Tasyakuran pernikahan putra bungsu Presiden Joko Widodo (Jokowi), Kaesang Pangarep dengan Erina Sofia Gudono akan digelar di Puro Mangkunegaran Solo akhir pekan ini. Salah satu larangan yang ditetapkan Puro Mangkunegaran adalah panggung pelaminan dilarang membelakangi pringgitan. Apa alasannya?
Hal itu disampaikan Asmoro Dekorasi selaku vendor yang dipercaya untuk mendekorasi acara pernikahan Kaesang dan Erina di Puro Mangkunegaran.
"Secara layout tidak boleh membelakangi pringgitan ada long table itu untuk VVIP itu juga lenggahnya (duduknya) tidak boleh membelakangi pringgitan," kata Pemilik Asmoro Dekorasi, Ranu Asmoro kepada wartawan, Selasa (29/12/2022).
SCROLL TO CONTINUE WITH CONTENT
Lantas apa alasan pelaminan Kaesang tak boleh membelakangi pringgitan Puro Mangkunegaran? Begini penjelasan pakar sejarah Universitas Sebelas Maret (UNS).
Terkait Adat Rumah Jawa Masa Lalu
Pakar Sejarah UNS Insiwi Febriary Setiasih menjelaskan aturan atau larangan tersebut berkaitan dengan tata aturan rumah-rumah Jawa pada masa lalu.
"Sebetulnya ini juga ada kaitannya dengan tata aturan rumah-rumah Jawa pada masa lalu, bahwa sebetulnya filosofisnya atau ngunduh mantunya Kaesang besok itu sebetulnya Mangkunegaran tidak dalam posisi untuk memperbolehkan pihak penyelenggara acara untuk sampai ke dalam," kata Insiwi saat dihubungi via telepon, hari ini.
"Yang diperbolehkan hanya di pendopo, melampaui pringgitan pun tidak boleh apalagi menyentuh dalem ageng, karena di situlah tempat duduk atau singgasana Kanjeng Gusti," kata Insiwi.

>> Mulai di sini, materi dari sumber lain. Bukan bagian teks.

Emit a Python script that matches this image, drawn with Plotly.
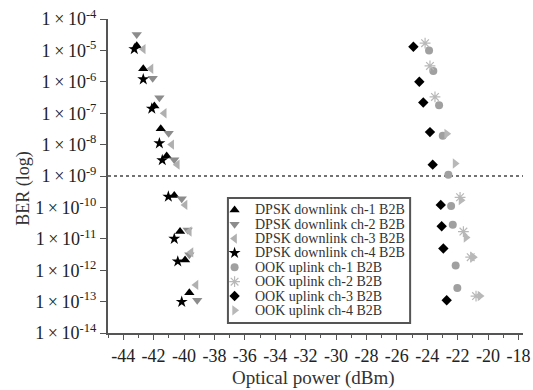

Secara filosofi, kata Insiwi, peletakan panggung pelaminan dilarang membelakangi pringgitan itu artinya dilarang membelakangi pemilik rumah. Dalam hal ini adalah Kanjeng Gusti Adipati Arya Mangkunegoro X.
"Jadi kalau besok (acara pernikahan Kaesang) itu panggung tidak boleh membelakangi pringgitan sebetulnya filosofinya adalah memang tidak boleh membelakangi yang punya rumah karena ada larangan ini," kata Insiwi.
Menurut Insiwi, hal ini sama halnya dengan aturan rakyat dilarang masuk sampai ke pringgitan atau hanya diterima di pendopo saja. Sedangkan, tamu pejabat boleh diterima di pringgitan atau di teras Dalem Ageng.
"Seperti halnya kalau rakyat itu tidak boleh (masuk) sampai di pringgitan, hanya diterima di pendopo. Kemudian pejabat (sama halnya) di masa Mangkunegaran I sampai VIII, apabila ada tamu diterima di pringgitan atau diterima di teras dalem ageng," kata Insiwi.
Hal ini, kata Insiwi, juga menunjukkan adanya kedekatan khusus atau terdapat strata sosial pada tamu agar bisa diterima di bagian-bagian tertentu Puro Mangkunegaran.
"Nah artinya ada kedekatan khusus atau ada stratifikasi sosial yang tinggi yang menunjukkan tamu itu akan diterima," tutup Insiwi.